Question

Let \[ f(x)=\lim_{\theta\to 0} \frac{\cos(\pi x-\theta)\,\sin(x-1)} {1+x^{\theta/2}(x-1)},\qquad x\in\mathbb{R}. \] Consider the following statements:
[(I)] \(f(x)\) is continuous at \(x=1\).
[(II)] \(f(x)\) is continuous at \(x=-1\).
Then:

• A. Only (I) is true
• B. Neither (I) nor (II) is true
• C. Both (I) and (II) are true
• D. Only (II) is true

Hint:

When expressions like \(x^\alpha\) appear with \(x<0\), always check whether the limit is real-valued.

Answer 1

The Correct Option is A

To determine the continuity of \(f(x)=\lim_{\theta\to 0} \frac{\cos(\pi x-\theta)\,\sin(x-1)}{1+x^{\theta/2}(x-1)}\), let's evaluate it at the points \(x=1\) and \(x=-1\) where continuity is in question.

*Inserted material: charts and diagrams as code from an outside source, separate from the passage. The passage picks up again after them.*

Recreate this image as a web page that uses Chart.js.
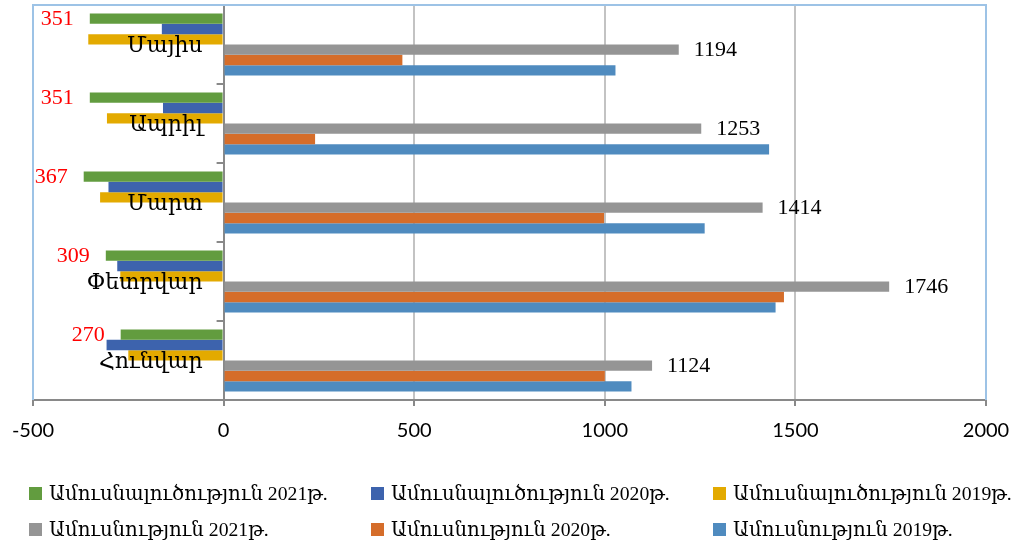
<!DOCTYPE html>
<html>
<head>
<meta charset="utf-8">
<script src="https://cdn.jsdelivr.net/npm/chart.js@4.4.1/dist/chart.umd.min.js"></script>
<style>
  html, body { margin: 0; padding: 0; background: #fff; }
  #wrap { position: relative; width: 1016px; height: 544px; }
  #legend {
    position: absolute; left: 29px; top: 475px;
    display: grid; grid-template-columns: 342px 342px auto;
    font-family: 'Liberation Serif', 'DejaVu Serif', serif; font-size: 19.7px; color: #000;
  }
  #legend .item { height: 36px; display: flex; align-items: center; white-space: nowrap; }
  #legend .box { width: 13px; height: 13px; margin-right: 7px; flex: none; }
</style>
</head>
<body>
<div id="wrap">
  <canvas id="chart" width="1016" height="544"></canvas>
  <div id="legend"></div>
</div>
<script>
const months = ['Մայիս', 'Ապրիլ', 'Մարտ', 'Փետրվար', 'Հունվար']
const divorce2021 = [-351, -351, -367, -309, -270]
const divorce2020 = [-162, -159, -302, -279, -307]
const divorce2019 = [-355, -306, -324, -271, -250]
const marriage2021 = [1194, 1253, 1414, 1746, 1124]
const marriage2020 = [469, 240, 998, 1470, 1000]
const marriage2019 = [1028, 1431, 1262, 1448, 1070]
const xTicks = [-500, 0, 500, 1000, 1500, 2000]

const seriesNames = [
  'Ամուսնալուծություն 2021թ.', 'Ամուսնալուծություն 2020թ.', 'Ամուսնալուծություն 2019թ.',
  'Ամուսնություն 2021թ.', 'Ամուսնություն 2020թ.', 'Ամուսնություն 2019թ.'
]
const seriesData = [divorce2021, divorce2020, divorce2019, marriage2021, marriage2020, marriage2019]
const colors = ['#629c3f', '#3d63ad', '#e3aa00', '#959595', '#d56d2a', '#4f8bbf']

const serif = "'Liberation Serif', 'DejaVu Serif', serif"

const gridColor = v => {
  if (v === 0) return '#898989'
  if (v === -500 || v === 2000) return 'rgba(0,0,0,0)'
  return '#c3c3c3'
}

// border, category ticks/labels and the value labels
const extras = {
  id: 'extras',
  afterDraw(chart) {
    const {ctx, chartArea: a, scales: {x, y}} = chart
    const zero = x.getPixelForValue(0)
    ctx.save()
    ctx.strokeStyle = '#9dc3e6'
    ctx.lineWidth = 2
    ctx.beginPath()
    ctx.moveTo(a.left, a.bottom)
    ctx.lineTo(a.left, a.top)
    ctx.lineTo(a.right, a.top)
    ctx.lineTo(a.right, a.bottom)
    ctx.stroke()

    ctx.strokeStyle = '#898989'
    ctx.beginPath()
    for (let i = 0; i < months.length - 1; i++) {
      const yy = Math.round((y.getPixelForValue(i) + y.getPixelForValue(i + 1)) / 2)
      ctx.moveTo(zero - 7, yy)
      ctx.lineTo(zero, yy)
    }
    ctx.stroke()

    ctx.font = '22px ' + serif
    ctx.fillStyle = '#000'
    ctx.textAlign = 'right'
    ctx.textBaseline = 'alphabetic'
    months.forEach((m, i) => ctx.fillText(m, zero - 21, y.getPixelForValue(i) + 7))

    ctx.textBaseline = 'middle'
    ctx.fillStyle = '#ff0000'
    chart.getDatasetMeta(0).data.forEach((el, i) => {
      ctx.fillText(String(Math.abs(divorce2021[i])), el.x - 16, el.y + 1)
    })
    ctx.fillStyle = '#000'
    ctx.textAlign = 'left'
    chart.getDatasetMeta(3).data.forEach((el, i) => {
      ctx.fillText(String(marriage2021[i]), el.x + 15, el.y + 1)
    })
    ctx.restore()
  }
}

new Chart(document.getElementById('chart'), {
  type: 'bar',
  data: {
    labels: months,
    datasets: seriesData.map((d, i) => ({
      label: seriesNames[i],
      data: d,
      backgroundColor: colors[i],
      borderWidth: 0,
      categoryPercentage: 0.785,
      barPercentage: 1
    }))
  },
  options: {
    indexAxis: 'y',
    responsive: false,
    animation: false,
    layout: { padding: { left: 33, right: 30, top: 5, bottom: 0 } },
    scales: {
      x: {
        min: -500, max: 2000,
        afterBuildTicks: s => { s.ticks = xTicks.map(v => ({value: v})) },
        afterFit: s => { s.height = 144; s.paddingLeft = 0; s.paddingRight = 0 },
        ticks: { color: '#000', padding: 13, font: { family: 'Lato', size: 20 }, callback: v => String(v) },
        grid: { color: c => gridColor(c.tick ? c.tick.value : null), lineWidth: 2, tickLength: 6, tickColor: '#898989' },
        border: { color: '#898989', width: 2 }
      },
      y: { display: false }
    },
    plugins: {
      legend: { display: false },
      tooltip: { enabled: false }
    }
  },
  plugins: [extras]
})

const legend = document.getElementById('legend')
seriesNames.forEach((name, i) => {
  const item = document.createElement('div')
  item.className = 'item'
  item.innerHTML = '<span class="box" style="background:' + colors[i] + '"></span><span>' + name + '</span>'
  legend.appendChild(item)
})
</script>
</body>
</html>
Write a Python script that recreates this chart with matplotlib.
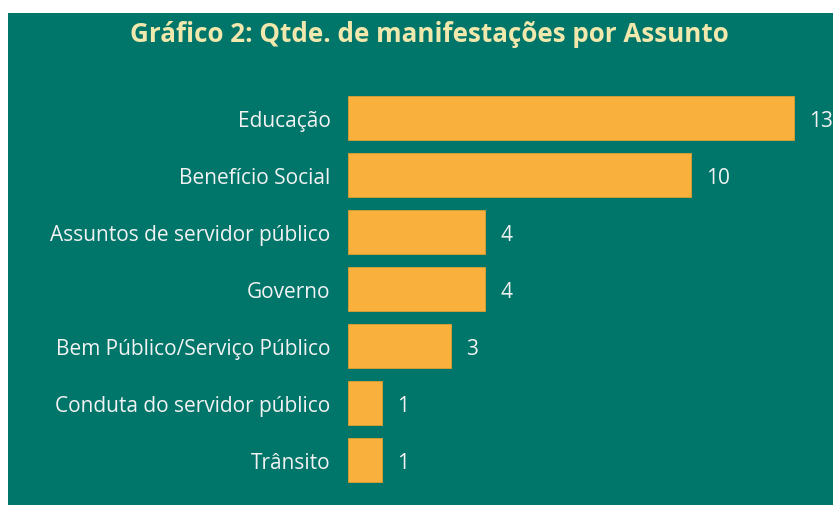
import matplotlib
matplotlib.use("Agg")
import matplotlib.pyplot as plt
from matplotlib.patches import Rectangle

categories = ["Educação", "Benefício Social", "Assuntos de servidor público", "Governo",
              "Bem Público/Serviço Público", "Conduta do servidor público", "Trânsito"]
values = [13, 10, 4, 4, 3, 1, 1]
title = "Gráfico 2: Qtde. de manifestações por Assunto"

BG = "#00756A"
BAR = "#F9B03C"
TITLE_C = "#F0E8AC"
TXT = "#F2F2F2"

plt.rcParams['font.family'] = ['Open Sans', 'DejaVu Sans']

W, H = 833, 506
fig = plt.figure(figsize=(W / 100, H / 100), dpi=100)
fig.patch.set_facecolor("white")
bg = Rectangle((8 / W, 0), 1, (H - 14) / H, transform=fig.transFigure,
               facecolor=BG, edgecolor="none", zorder=-10)
fig.add_artist(bg)

ax = fig.add_axes([348 / W, (H - 490) / H, (W - 348) / W, 400 / H])
ax.set_zorder(1)
ax.set_facecolor("none")
ypos = list(range(len(categories)))
ax.barh(ypos, values, height=0.77, color=BAR, edgecolor="#E0A030", linewidth=0.6)
ax.set_xlim(0, 14.14)
ax.set_ylim(6.509, -0.509)
ax.set_yticks(ypos)
ax.set_yticklabels(categories, color=TXT, fontsize=15)
ax.tick_params(axis='y', length=0, pad=12.5)
ax.set_xticks([])
for s in ax.spines.values():
    s.set_visible(False)
for y, v in zip(ypos, values):
    ax.annotate(str(v), (v, y), xytext=(15, 0), textcoords="offset pixels",
                va="center_baseline", ha="left", color=TXT, fontsize=15,
                fontweight="medium", annotation_clip=False)

fig.text(429.5 / W, 1 - 34.5 / H, title, ha="center", va="center", color=TITLE_C,
         fontsize=18.7, fontweight="bold", zorder=2)

fig.savefig("out.png", dpi=100)
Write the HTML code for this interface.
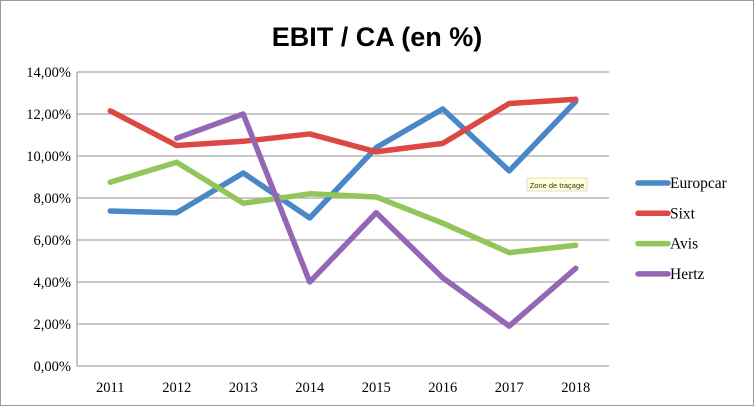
<!DOCTYPE html>
<html><head><meta charset="utf-8"><style>
html,body{margin:0;padding:0;background:#fff}
svg{display:block;font-family:"Liberation Serif",serif}
</style></head><body>
<svg id="chart" width="754" height="406" viewBox="0 0 754 406">
<rect x="0.5" y="0.5" width="753" height="405" fill="#fff" stroke="#999"/>
<text x="377" y="46" text-anchor="middle" font-size="27" font-weight="bold" font-family="Liberation Sans,sans-serif" fill="#000">EBIT / CA (en %)</text>
<g id="grid"></g><g id="series"></g><g id="legend"></g>
<rect x="527" y="178" width="60" height="13" fill="#ffffd0" stroke="#ddd"/>
<text x="557" y="188" text-anchor="middle" font-size="7.5" font-family="Liberation Sans,sans-serif" fill="#333">Zone de traçage</text>
</svg>
<script>
const categories=["2011","2012","2013","2014","2015","2016","2017","2018"];
const europcar=[7.38,7.3,9.19,7.05,10.4,12.24,9.29,12.6];
const sixt=[12.15,10.5,10.7,11.05,10.2,10.6,12.5,12.7];
const avis=[8.75,9.7,7.75,8.2,8.05,6.8,5.4,5.75];
const hertz=[null,10.85,12.0,4.0,7.3,4.2,1.9,4.65];
const yTicks=[0,2,4,6,8,10,12,14];
const yTickLabels=["0,00%","2,00%","4,00%","6,00%","8,00%","10,00%","12,00%","14,00%"];
const seriesNames=["Europcar","Sixt","Avis","Hertz"];
const NS="http://www.w3.org/2000/svg";
const L=77,R=609,T=72,B=366,yMax=14;
const bw=(R-L)/categories.length;
function x(i){return L+bw*(i+0.5);}
function y(v){return B-(v/yMax)*(B-T);}
function mk(tag,attrs,parent){const e=document.createElementNS(NS,tag);for(const k in attrs)e.setAttribute(k,attrs[k]);parent.appendChild(e);return e;}
const grid=document.getElementById('grid');
yTicks.forEach((t,i)=>{
  const ln=mk('line',{x1:L,x2:R,y1:y(t),y2:y(t),stroke:'#a6a6a6','stroke-width':1.3},grid);
  
  
  const tx=mk('text',{x:L-6,y:y(t)+5,'text-anchor':'end','font-size':14.5,fill:'#000'},grid);
  tx.textContent=yTickLabels[i];
  
  
});
const ax=mk('line',{x1:L,x2:L,y1:T,y2:B,stroke:'#a6a6a6','stroke-width':1.3},grid);


categories.forEach((c,i)=>{
  const tx=mk('text',{x:x(i),y:392,'text-anchor':'middle','font-size':14.5,fill:'#000'},grid);
  tx.textContent=c;
  
  
});
const colors=["#4a87c6","#dc4945","#93c65a","#9467b4"];
const data=[europcar,sixt,avis,hertz];
const sg=document.getElementById('series'),lg=document.getElementById('legend');
data.forEach((arr,s)=>{
  let d="";let started=false;
  arr.forEach((v,i)=>{if(v==null)return;d+=(started?"L":"M")+x(i)+","+y(v);started=true;});
  const p=mk('path',{d:d,fill:'none',stroke:colors[s],'stroke-width':5.5,'stroke-linejoin':'round','stroke-linecap':'round'},sg);
  
  
  const ly=183+s*30.3;
  const ll=mk('line',{x1:638,x2:668,y1:ly,y2:ly,stroke:colors[s],'stroke-width':5.5,'stroke-linecap':'round'},lg);
  
  
  const lt=mk('text',{x:670,y:ly+5,'font-size':15.5,fill:'#000'},lg);
  lt.textContent=seriesNames[s];
  
  
});
</script>
</body></html>
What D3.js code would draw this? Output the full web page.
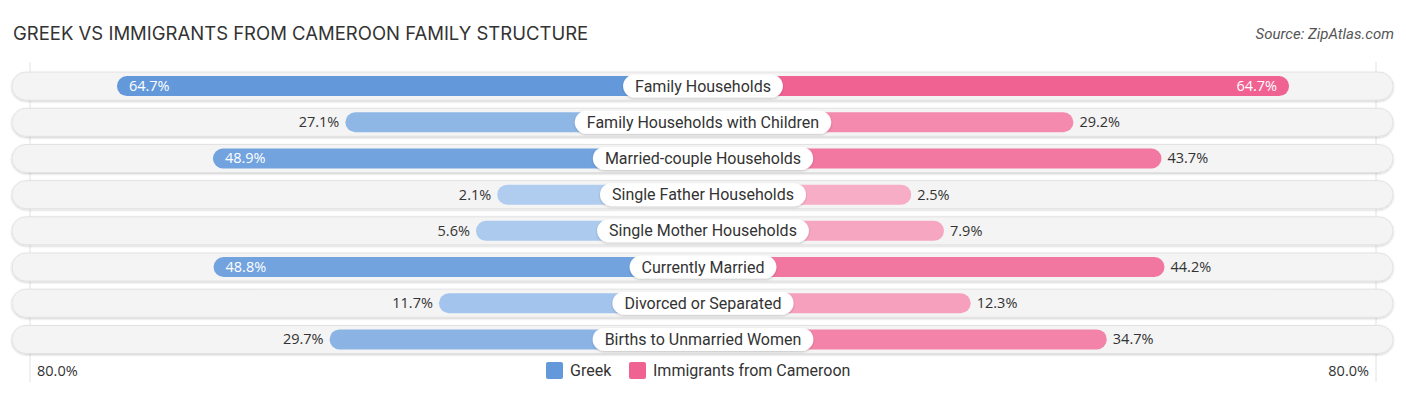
<!DOCTYPE html>
<html>
<head>
<meta charset="utf-8">
<script src="https://cdn.jsdelivr.net/npm/d3@7"></script>
<style>
  body { margin: 0; background: #fff; }
  svg { display: block; }
</style>
</head>
<body>
<script>
// data
var categories = [
  "Family Households",
  "Family Households with Children",
  "Married-couple Households",
  "Single Father Households",
  "Single Mother Households",
  "Currently Married",
  "Divorced or Separated",
  "Births to Unmarried Women"
];
var greek = [64.7, 27.1, 48.9, 2.1, 5.6, 48.8, 11.7, 29.7];
var cameroon = [64.7, 29.2, 43.7, 2.5, 7.9, 44.2, 12.3, 34.7];
var seriesNames = ["Greek", "Immigrants from Cameroon"];
var axisMax = 80;

var svgWidth = 1406;
var svgHeight = 395;
var cx = 703;

var svg = d3.select("body")
            .append("svg")
            .attr("width", svgWidth)
            .attr("height", svgHeight);

var defs = svg.append("defs");
var f = defs.append("filter").attr("id", "shadow")
    .attr("x", "-5%").attr("y", "-30%").attr("width", "110%").attr("height", "160%");
f.append("feDropShadow").attr("dx", 0).attr("dy", 1).attr("stdDeviation", 1)
    .attr("flood-color", "#000").attr("flood-opacity", 0.2);

// title + source
svg.append("text")
    .attr("x", 13).attr("y", 40)
    .attr("font-family", "Inter, 'Noto Sans', sans-serif")
    .attr("font-size", 18.5)
    .attr("font-weight", 400)
    .attr("fill", "#333")
    .text("GREEK VS IMMIGRANTS FROM CAMEROON FAMILY STRUCTURE");

svg.append("text")
    .attr("x", 1394).attr("y", 39)
    .attr("text-anchor", "end")
    .attr("font-family", "Roboto, sans-serif")
    .attr("font-style", "italic")
    .attr("font-size", 15)
    .attr("fill", "#555")
    .text("Source: ZipAtlas.com");

var yScale = d3.scaleBand()
    .domain(categories)
    .range([68, 357.5]);

// bar length from centre, bars start under the label
var xLen = d3.scaleLinear()
    .domain([0, axisMax])
    .range([193, 679]);

var blueColor = d3.scaleLinear().domain([0, 60]).range(["#b3cff0", "#6399da"]).clamp(true);
var pinkColor = d3.scaleLinear().domain([0, 60]).range(["#f8b0c8", "#f06292"]).clamp(true);

// faint axis lines
[30, 1376].forEach(function(x) {
  svg.append("line")
      .attr("x1", x).attr("x2", x)
      .attr("y1", 62).attr("y2", 382)
      .attr("stroke", "#e2e2e2").attr("stroke-width", 1);
});

var rowH = 28;
var barH = 20;

var rows = svg.selectAll("g.row")
    .data(categories)
    .enter()
    .append("g")
    .attr("class", "row")
    .attr("transform", d => `translate(0, ${yScale(d) + yScale.bandwidth() / 2})`);

rows.append("rect")
    .attr("x", 12).attr("y", -rowH / 2)
    .attr("width", 1381).attr("height", rowH)
    .attr("rx", rowH / 2)
    .attr("fill", "#f4f4f4")
    .attr("stroke", "#e3e3e3")
    .attr("stroke-width", 1)
    .attr("filter", "url(#shadow)");

rows.append("rect")
    .attr("x", (d, i) => cx - xLen(greek[i]))
    .attr("y", -barH / 2)
    .attr("width", (d, i) => xLen(greek[i]))
    .attr("height", barH)
    .attr("rx", barH / 2)
    .attr("fill", (d, i) => blueColor(greek[i]));

rows.append("rect")
    .attr("x", cx)
    .attr("y", -barH / 2)
    .attr("width", (d, i) => xLen(cameroon[i]))
    .attr("height", barH)
    .attr("rx", barH / 2)
    .attr("fill", (d, i) => pinkColor(cameroon[i]));

// value labels
var inside = 46;
rows.append("text")
    .attr("x", (d, i) => greek[i] > inside ? cx - xLen(greek[i]) + 12 : cx - xLen(greek[i]) - 6)
    .attr("y", 5)
    .attr("text-anchor", (d, i) => greek[i] > inside ? "start" : "end")
    .attr("font-family", "'Open Sans', sans-serif")
    .attr("font-size", 14.5)
    .attr("fill", (d, i) => greek[i] > inside ? "#fff" : "#333")
    .text((d, i) => greek[i].toFixed(1) + "%");

rows.append("text")
    .attr("x", (d, i) => cameroon[i] > inside ? cx + xLen(cameroon[i]) - 12 : cx + xLen(cameroon[i]) + 6)
    .attr("y", 5)
    .attr("text-anchor", (d, i) => cameroon[i] > inside ? "end" : "start")
    .attr("font-family", "'Open Sans', sans-serif")
    .attr("font-size", 14.5)
    .attr("fill", (d, i) => cameroon[i] > inside ? "#fff" : "#333")
    .text((d, i) => cameroon[i].toFixed(1) + "%");

// category pills
rows.each(function(d) {
  var g = d3.select(this);
  var t = g.append("text")
      .attr("x", cx).attr("y", 5.5)
      .attr("text-anchor", "middle")
      .attr("font-family", "Roboto, sans-serif")
      .attr("font-size", 16)
      .attr("fill", "#333")
      .text(d);
  var w = t.node().getComputedTextLength() + 24;
  g.insert("rect", "text")
      .attr("x", cx - w / 2).attr("y", -11.5)
      .attr("width", w).attr("height", 23)
      .attr("rx", 11.5)
      .attr("fill", "#fff")
      .attr("filter", "url(#shadow)");
});

// axis end labels
svg.append("text")
    .attr("x", 37).attr("y", 376)
    .attr("font-family", "'Open Sans', sans-serif")
    .attr("font-size", 14.5)
    .attr("fill", "#333")
    .text(axisMax.toFixed(1) + "%");

svg.append("text")
    .attr("x", 1369).attr("y", 376)
    .attr("text-anchor", "end")
    .attr("font-family", "'Open Sans', sans-serif")
    .attr("font-size", 14.5)
    .attr("fill", "#333")
    .text(axisMax.toFixed(1) + "%");

// legend
var legend = svg.append("g");
var lx = [546, 629];
var lcol = ["#6399da", "#f06292"];
seriesNames.forEach(function(name, i) {
  legend.append("rect")
      .attr("x", lx[i]).attr("y", 362)
      .attr("width", 17).attr("height", 17)
      .attr("rx", 2)
      .attr("fill", lcol[i]);
  legend.append("text")
      .attr("x", lx[i] + 24).attr("y", 376)
      .attr("font-family", "Roboto, sans-serif")
      .attr("font-size", 16)
      .attr("fill", "#333")
      .text(name);
});
</script>
</body>
</html>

1. Evaluating continuity at \(x=1\):
   1. Substituting \(x = 1\) in \(f(x)\), the expression becomes: 

\[\lim_{\theta\to 0} \frac{\cos(\pi \cdot 1-\theta)\,\sin(1-1)}{1+1^{\theta/2}(1-1)} = \lim_{\theta\to 0} \frac{\cos(\pi - \theta)\,\sin(0)}{1+0} = \lim_{\theta\to 0} \frac{0}{1} = 0.\]

1.  Since the limit exists and equals the value of the function at \(x = 1\), \(f(x)\) is continuous at \(x = 1\).
2. Evaluating continuity at \(x=-1\):
   1. Substituting \(x = -1\) in \(f(x)\), the expression becomes: 

\[\lim_{\theta\to 0} \frac{\cos(\pi (-1)-\theta)\,\sin(-1-1)}{1+(-1)^{\theta/2}(-2)} = \lim_{\theta\to 0} \frac{\cos(-\pi - \theta)\,\sin(-2)}{1-2^{\theta/2}}.\]

1.  The denominator cannot be simplified to a number since \(1 - 2^{\theta/2}\) becomes indeterminate as \(\theta \to 0\). This prevents the computation of a definite limit and hence \(f(x)\) is not continuous at \(x = -1\).
2. Conclusion:
   1. Statement (I) is true as \(f(x)\) is continuous at \(x=1\).
   2. Statement (II) is false as the continuity at \(x=-1\) does not hold.

Therefore, the correct answer is: Only (I) is true.